Marilyn Malka Levine was born on April 11, 1933 to Maurice and Frieda Gordon in Brooklyn New York. She attended public schools in Queens and met the man who was to become her husband in the spring of 1953 in a required dance class at Queens College of the City University of New York. At the end of the semester, at their first date, they decided that their union could be a solid one. One year later, after being graduated on June 9th they married on June 13, 1954 and moved to Syracuse. Marilyn was awarded an informal degree of P. H. T. (Putting Hubby Through) in 1959 and the adventure continued.

She began her first company “The Look-it-up Lady” in 1963 when it was clear that her son David D. was safe to go without diapers. She did manual data searches for clients in these pre-computer days. Her company name changed to “Doctor Levine’s Information Machine” with the award of her Doctorate from UWM’s School of Education. By this time it was becoming clear that Boolean Searches were possible in publicly accessible databases using terminals and the early dial-up data networks. Her company name changed to “Information Express” and remained that for about a decade.

She was convinced that Librarians could be innovators in data searching and offered courses to librarians using the good offices of UWM’s school of Engineering Extension. For several years it was clear that, if a librarian in southeast Wisconsin could generate a Boolean Search, she had learned how to do it by attending one of Marilyn’s classes. With the advent of services like Google, of course, much of that changed.

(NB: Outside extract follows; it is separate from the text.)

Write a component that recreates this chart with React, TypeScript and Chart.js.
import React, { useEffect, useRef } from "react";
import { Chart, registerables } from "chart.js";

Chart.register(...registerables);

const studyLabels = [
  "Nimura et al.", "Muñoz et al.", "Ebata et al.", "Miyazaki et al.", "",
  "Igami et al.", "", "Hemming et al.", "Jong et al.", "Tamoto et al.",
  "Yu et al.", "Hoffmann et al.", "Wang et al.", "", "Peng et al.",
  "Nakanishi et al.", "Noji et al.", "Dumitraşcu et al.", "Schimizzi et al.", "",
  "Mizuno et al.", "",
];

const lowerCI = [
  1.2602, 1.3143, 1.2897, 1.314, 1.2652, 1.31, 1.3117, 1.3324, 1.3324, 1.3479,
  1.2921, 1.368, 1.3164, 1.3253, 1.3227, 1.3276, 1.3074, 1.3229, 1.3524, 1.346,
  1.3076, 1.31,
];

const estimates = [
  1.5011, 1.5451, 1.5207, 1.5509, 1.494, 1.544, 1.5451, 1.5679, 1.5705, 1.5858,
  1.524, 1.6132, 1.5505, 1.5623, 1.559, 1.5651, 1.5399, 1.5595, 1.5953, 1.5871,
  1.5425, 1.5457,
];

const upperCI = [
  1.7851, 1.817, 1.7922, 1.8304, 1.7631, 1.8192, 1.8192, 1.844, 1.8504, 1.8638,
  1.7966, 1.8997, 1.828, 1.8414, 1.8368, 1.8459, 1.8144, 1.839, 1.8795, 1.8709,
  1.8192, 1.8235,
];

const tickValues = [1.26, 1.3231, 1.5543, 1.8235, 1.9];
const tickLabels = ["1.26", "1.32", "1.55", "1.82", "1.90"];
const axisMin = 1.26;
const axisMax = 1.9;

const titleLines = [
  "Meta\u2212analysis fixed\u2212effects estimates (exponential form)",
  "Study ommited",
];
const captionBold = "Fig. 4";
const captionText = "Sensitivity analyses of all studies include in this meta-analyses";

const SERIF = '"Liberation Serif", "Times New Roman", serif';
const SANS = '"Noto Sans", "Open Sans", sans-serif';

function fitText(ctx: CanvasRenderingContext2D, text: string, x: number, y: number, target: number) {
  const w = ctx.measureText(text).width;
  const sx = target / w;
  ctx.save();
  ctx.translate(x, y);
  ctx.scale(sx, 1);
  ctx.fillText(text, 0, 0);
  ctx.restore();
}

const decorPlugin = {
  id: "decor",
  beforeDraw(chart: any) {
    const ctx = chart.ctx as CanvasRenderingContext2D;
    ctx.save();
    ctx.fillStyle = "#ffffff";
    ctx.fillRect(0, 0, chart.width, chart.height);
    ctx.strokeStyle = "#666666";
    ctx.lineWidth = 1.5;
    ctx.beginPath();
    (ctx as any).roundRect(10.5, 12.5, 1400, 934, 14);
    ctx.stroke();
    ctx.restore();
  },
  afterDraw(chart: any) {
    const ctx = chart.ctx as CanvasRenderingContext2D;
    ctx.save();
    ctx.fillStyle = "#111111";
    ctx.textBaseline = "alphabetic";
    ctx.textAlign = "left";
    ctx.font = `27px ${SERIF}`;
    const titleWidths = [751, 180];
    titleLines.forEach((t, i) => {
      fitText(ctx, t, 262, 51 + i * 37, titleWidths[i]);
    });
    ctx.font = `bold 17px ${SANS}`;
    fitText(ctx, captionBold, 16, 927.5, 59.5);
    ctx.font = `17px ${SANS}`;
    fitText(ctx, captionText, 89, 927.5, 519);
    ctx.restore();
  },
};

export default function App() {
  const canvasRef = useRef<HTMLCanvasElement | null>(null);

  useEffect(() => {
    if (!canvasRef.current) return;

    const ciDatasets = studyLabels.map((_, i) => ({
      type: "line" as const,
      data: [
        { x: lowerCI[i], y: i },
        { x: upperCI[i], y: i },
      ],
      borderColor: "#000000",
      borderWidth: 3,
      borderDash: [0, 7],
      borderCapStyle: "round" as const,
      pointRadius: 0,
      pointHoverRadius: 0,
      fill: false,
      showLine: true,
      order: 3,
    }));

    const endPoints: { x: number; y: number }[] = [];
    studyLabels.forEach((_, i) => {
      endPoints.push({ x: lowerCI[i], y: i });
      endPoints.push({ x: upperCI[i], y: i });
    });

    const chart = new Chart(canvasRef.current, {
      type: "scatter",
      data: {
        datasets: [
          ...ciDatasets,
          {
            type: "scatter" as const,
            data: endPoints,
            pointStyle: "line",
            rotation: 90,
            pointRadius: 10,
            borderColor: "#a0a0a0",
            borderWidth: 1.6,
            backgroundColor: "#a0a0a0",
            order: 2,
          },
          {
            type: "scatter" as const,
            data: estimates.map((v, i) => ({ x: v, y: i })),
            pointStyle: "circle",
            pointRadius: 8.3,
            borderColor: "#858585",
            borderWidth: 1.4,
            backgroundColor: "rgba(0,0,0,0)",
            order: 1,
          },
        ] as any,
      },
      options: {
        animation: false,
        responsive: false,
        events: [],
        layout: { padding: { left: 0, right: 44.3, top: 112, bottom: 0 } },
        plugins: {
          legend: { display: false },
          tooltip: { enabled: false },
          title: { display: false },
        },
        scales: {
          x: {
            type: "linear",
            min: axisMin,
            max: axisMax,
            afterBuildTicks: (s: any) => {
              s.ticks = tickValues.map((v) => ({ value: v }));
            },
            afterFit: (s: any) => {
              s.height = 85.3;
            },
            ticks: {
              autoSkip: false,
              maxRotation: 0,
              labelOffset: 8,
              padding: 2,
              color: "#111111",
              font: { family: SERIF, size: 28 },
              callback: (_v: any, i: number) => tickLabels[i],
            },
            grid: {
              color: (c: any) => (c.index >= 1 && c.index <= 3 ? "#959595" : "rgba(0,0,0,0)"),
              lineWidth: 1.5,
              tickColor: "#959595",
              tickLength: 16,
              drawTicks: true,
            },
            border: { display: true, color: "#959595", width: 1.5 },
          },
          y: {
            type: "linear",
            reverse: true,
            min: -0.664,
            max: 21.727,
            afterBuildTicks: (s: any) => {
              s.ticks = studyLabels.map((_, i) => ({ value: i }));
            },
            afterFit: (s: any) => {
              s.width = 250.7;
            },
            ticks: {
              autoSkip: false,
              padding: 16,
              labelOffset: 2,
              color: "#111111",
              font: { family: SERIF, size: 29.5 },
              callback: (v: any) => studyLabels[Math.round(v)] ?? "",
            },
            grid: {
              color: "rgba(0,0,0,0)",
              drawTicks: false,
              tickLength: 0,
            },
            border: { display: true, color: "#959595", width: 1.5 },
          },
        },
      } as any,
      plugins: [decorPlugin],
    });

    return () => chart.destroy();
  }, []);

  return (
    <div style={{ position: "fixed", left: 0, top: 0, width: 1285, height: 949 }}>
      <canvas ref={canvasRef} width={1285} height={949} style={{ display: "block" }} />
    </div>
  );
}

A strong advocate of free enterprise, Marilyn brought together, in June of 1987, 26 members to a meeting in Milwaukee to form the AIIP (the Association of Independent Information Professionals). She was the group’s first president. The organization has since grown to more than 500 members and is now worldwide.

In 1993 Marilyn sold the rights to the Information Express title to a California company and turned her attention to the field of Art. She opened the Bay View Gallery and ran it for about seven years until her retirement in 2000.

Marilyn holds a patent on a Phonic Keyboard. Intellectual discourse in the family continues. Small talk at home involves questions about the nature of a deity, whether or not there is a difference between god and nature, how much energy is required to actually store a singe “bit” of information and what, if anything, occurs in the universe when a new idea is created or the last copy of an old idea is destroyed.

Marilyn will be missed. She is survived by her husband Leonard just a few days short of 56 years of marriage and her son David.

I know that she was very proud of me.